- The problem
For this exercise, return only the lines from the line containing "What Altair code" through the line containing "4.86, 5.02, 5.20]", both ends included, exactly as they are.

--- BEGIN ---

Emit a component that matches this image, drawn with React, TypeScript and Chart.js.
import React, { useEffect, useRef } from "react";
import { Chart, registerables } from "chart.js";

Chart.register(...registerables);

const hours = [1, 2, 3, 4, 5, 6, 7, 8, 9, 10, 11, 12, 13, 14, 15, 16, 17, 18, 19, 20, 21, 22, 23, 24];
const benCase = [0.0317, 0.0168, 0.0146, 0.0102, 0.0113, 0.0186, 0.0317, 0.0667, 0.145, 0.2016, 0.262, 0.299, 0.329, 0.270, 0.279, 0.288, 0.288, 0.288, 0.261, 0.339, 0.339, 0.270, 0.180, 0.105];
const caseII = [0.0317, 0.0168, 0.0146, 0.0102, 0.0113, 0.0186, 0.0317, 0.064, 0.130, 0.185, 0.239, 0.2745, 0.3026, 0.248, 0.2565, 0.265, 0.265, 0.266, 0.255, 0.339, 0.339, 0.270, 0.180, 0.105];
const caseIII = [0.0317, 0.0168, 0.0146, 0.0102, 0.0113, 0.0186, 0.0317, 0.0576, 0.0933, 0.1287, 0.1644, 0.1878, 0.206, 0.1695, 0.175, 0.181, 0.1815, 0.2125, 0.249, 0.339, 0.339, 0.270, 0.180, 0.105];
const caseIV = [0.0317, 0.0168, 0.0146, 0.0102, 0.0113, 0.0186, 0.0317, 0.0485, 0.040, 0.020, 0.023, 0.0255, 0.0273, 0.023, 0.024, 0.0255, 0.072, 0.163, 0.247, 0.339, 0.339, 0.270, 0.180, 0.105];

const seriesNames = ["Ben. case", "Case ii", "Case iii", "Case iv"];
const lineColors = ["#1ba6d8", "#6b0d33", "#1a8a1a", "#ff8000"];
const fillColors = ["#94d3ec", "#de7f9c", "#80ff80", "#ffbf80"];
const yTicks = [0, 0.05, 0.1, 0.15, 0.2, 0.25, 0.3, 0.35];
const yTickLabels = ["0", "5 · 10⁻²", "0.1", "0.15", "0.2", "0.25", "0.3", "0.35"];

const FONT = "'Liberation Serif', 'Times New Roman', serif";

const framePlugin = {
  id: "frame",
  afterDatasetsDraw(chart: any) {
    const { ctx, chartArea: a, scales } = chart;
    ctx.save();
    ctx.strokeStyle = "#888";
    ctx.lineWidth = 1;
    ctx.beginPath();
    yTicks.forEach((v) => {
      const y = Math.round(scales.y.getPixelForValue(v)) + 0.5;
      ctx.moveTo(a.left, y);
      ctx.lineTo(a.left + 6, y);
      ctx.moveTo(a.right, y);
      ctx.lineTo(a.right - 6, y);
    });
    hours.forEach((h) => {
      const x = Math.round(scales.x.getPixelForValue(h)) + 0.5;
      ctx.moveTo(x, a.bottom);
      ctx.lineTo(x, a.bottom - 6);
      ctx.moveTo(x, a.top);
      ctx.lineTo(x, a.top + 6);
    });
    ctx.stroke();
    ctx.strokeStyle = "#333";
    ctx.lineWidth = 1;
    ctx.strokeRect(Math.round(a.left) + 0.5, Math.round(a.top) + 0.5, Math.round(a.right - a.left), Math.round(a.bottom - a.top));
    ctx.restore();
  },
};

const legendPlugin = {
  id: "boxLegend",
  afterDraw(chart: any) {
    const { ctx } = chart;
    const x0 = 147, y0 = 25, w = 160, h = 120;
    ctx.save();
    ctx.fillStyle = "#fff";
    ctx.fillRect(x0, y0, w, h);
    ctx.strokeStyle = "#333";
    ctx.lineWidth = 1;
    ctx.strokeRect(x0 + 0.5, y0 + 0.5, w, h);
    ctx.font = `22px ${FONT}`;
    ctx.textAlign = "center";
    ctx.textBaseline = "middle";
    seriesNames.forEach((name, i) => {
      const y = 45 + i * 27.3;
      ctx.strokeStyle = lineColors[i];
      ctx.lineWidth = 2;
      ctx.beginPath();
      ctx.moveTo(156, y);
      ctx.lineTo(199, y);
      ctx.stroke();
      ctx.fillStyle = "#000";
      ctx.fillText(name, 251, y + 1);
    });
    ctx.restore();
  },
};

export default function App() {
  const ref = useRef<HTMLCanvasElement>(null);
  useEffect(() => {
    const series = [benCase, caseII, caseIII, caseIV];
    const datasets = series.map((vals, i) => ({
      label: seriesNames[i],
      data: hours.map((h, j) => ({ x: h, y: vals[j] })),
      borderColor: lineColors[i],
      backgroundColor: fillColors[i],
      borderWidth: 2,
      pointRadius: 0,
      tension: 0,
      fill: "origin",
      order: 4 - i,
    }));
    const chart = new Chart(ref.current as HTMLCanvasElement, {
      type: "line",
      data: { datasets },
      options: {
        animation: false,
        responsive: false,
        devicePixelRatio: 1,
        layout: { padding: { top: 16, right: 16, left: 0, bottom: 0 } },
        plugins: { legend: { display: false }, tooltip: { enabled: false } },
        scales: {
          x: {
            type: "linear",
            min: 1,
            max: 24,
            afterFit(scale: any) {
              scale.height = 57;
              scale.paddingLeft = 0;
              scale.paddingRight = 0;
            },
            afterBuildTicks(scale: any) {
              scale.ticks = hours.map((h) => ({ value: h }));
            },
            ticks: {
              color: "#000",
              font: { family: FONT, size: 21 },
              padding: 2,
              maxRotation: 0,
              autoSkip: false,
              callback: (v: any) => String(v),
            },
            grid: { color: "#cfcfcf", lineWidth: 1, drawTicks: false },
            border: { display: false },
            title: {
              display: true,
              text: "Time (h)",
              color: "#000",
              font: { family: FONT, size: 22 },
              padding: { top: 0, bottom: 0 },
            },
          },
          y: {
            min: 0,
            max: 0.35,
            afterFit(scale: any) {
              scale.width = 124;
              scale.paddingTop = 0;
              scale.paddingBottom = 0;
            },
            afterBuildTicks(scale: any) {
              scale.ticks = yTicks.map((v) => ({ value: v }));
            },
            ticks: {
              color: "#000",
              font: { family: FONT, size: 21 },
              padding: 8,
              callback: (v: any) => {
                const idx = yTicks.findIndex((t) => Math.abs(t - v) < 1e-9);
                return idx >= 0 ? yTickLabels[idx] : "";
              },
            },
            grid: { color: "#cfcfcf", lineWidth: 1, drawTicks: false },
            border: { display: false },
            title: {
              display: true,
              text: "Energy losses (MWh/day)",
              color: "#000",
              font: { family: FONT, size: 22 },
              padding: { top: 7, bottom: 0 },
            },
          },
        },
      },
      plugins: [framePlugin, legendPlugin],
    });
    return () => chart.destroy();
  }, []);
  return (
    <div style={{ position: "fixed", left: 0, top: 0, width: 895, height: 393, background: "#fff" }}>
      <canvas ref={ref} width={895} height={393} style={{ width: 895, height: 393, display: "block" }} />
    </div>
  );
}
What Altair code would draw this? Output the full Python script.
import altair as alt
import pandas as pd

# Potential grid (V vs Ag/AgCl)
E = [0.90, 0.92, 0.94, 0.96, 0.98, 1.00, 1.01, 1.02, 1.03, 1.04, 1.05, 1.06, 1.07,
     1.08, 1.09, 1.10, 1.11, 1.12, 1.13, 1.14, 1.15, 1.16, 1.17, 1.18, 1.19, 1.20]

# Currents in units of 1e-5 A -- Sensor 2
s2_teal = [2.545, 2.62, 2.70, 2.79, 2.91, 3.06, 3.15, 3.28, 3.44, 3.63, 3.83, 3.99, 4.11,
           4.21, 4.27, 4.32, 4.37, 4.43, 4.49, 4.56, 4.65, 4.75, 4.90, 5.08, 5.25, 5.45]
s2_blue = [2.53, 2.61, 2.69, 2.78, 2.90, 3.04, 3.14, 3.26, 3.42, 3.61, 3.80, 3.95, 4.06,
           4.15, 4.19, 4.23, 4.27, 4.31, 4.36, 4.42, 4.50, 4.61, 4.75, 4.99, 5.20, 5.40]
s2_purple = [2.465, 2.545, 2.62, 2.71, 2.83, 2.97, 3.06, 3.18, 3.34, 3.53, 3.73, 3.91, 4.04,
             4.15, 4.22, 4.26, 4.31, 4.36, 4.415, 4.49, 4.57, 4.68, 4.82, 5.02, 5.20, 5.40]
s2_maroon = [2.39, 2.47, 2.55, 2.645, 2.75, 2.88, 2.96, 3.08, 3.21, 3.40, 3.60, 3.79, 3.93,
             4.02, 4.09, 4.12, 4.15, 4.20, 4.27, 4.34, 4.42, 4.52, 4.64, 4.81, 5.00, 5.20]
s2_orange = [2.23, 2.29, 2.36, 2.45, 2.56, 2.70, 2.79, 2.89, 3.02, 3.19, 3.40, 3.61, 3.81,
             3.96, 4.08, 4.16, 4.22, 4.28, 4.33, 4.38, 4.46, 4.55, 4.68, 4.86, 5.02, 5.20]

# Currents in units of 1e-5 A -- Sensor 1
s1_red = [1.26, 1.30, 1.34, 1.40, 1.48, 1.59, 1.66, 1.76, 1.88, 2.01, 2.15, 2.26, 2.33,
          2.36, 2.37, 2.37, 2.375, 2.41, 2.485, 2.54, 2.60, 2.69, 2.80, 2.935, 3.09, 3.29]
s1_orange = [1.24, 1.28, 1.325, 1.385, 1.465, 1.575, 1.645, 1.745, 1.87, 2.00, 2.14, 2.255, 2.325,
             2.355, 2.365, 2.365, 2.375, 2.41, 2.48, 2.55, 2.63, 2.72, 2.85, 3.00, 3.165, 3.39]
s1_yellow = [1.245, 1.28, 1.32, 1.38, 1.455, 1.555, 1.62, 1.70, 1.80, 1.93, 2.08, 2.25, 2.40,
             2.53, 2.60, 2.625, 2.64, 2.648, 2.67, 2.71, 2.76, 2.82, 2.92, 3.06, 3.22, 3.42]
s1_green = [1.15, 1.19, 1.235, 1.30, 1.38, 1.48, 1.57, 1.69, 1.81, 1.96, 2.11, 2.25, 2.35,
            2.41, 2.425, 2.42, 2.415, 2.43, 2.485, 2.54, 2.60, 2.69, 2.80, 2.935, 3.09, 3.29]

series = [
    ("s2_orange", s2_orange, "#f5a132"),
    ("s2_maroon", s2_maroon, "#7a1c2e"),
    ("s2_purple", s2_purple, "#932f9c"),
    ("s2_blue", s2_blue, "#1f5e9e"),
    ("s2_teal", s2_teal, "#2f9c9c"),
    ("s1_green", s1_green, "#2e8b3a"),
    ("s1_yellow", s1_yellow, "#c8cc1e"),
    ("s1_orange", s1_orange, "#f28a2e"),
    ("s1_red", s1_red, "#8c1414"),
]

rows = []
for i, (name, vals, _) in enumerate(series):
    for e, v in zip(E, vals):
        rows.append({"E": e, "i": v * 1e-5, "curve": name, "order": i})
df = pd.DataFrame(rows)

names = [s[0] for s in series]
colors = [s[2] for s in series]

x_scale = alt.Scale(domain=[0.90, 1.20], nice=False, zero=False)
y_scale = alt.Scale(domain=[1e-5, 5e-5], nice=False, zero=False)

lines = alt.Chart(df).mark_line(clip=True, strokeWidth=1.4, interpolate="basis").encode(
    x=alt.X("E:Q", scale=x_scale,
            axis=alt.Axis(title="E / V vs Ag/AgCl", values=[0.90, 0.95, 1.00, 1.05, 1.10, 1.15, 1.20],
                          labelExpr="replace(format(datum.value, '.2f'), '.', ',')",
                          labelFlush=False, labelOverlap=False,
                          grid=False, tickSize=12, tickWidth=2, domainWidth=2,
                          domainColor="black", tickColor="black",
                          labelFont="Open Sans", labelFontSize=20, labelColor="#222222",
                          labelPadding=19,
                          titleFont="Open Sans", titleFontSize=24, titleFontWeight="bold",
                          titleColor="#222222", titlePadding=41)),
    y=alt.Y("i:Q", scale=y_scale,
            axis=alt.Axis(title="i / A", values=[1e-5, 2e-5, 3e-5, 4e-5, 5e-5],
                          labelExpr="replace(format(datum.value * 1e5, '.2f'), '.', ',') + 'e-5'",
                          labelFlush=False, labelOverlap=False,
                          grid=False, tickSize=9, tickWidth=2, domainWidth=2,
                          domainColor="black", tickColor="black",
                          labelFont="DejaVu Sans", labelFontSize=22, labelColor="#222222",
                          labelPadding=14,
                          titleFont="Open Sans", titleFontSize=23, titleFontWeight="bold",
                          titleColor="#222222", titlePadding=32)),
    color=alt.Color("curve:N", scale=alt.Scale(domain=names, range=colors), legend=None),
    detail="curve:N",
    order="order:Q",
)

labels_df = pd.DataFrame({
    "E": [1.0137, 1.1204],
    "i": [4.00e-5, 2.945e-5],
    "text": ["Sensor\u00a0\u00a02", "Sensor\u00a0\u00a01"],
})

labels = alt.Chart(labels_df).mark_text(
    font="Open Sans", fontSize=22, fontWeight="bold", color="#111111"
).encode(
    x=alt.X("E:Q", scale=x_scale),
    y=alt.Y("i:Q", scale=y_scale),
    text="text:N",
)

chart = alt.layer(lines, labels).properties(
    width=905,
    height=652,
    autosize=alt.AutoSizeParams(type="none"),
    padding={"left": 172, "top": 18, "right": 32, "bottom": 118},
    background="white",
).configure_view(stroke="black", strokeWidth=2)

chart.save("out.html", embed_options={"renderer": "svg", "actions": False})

--- END ---

- Solution to this exercise
What Altair code would draw this? Output the full Python script.
import altair as alt
import pandas as pd

# Potential grid (V vs Ag/AgCl)
E = [0.90, 0.92, 0.94, 0.96, 0.98, 1.00, 1.01, 1.02, 1.03, 1.04, 1.05, 1.06, 1.07,
     1.08, 1.09, 1.10, 1.11, 1.12, 1.13, 1.14, 1.15, 1.16, 1.17, 1.18, 1.19, 1.20]

# Currents in units of 1e-5 A -- Sensor 2
s2_teal = [2.545, 2.62, 2.70, 2.79, 2.91, 3.06, 3.15, 3.28, 3.44, 3.63, 3.83, 3.99, 4.11,
           4.21, 4.27, 4.32, 4.37, 4.43, 4.49, 4.56, 4.65, 4.75, 4.90, 5.08, 5.25, 5.45]
s2_blue = [2.53, 2.61, 2.69, 2.78, 2.90, 3.04, 3.14, 3.26, 3.42, 3.61, 3.80, 3.95, 4.06,
           4.15, 4.19, 4.23, 4.27, 4.31, 4.36, 4.42, 4.50, 4.61, 4.75, 4.99, 5.20, 5.40]
s2_purple = [2.465, 2.545, 2.62, 2.71, 2.83, 2.97, 3.06, 3.18, 3.34, 3.53, 3.73, 3.91, 4.04,
             4.15, 4.22, 4.26, 4.31, 4.36, 4.415, 4.49, 4.57, 4.68, 4.82, 5.02, 5.20, 5.40]
s2_maroon = [2.39, 2.47, 2.55, 2.645, 2.75, 2.88, 2.96, 3.08, 3.21, 3.40, 3.60, 3.79, 3.93,
             4.02, 4.09, 4.12, 4.15, 4.20, 4.27, 4.34, 4.42, 4.52, 4.64, 4.81, 5.00, 5.20]
s2_orange = [2.23, 2.29, 2.36, 2.45, 2.56, 2.70, 2.79, 2.89, 3.02, 3.19, 3.40, 3.61, 3.81,
             3.96, 4.08, 4.16, 4.22, 4.28, 4.33, 4.38, 4.46, 4.55, 4.68, 4.86, 5.02, 5.20]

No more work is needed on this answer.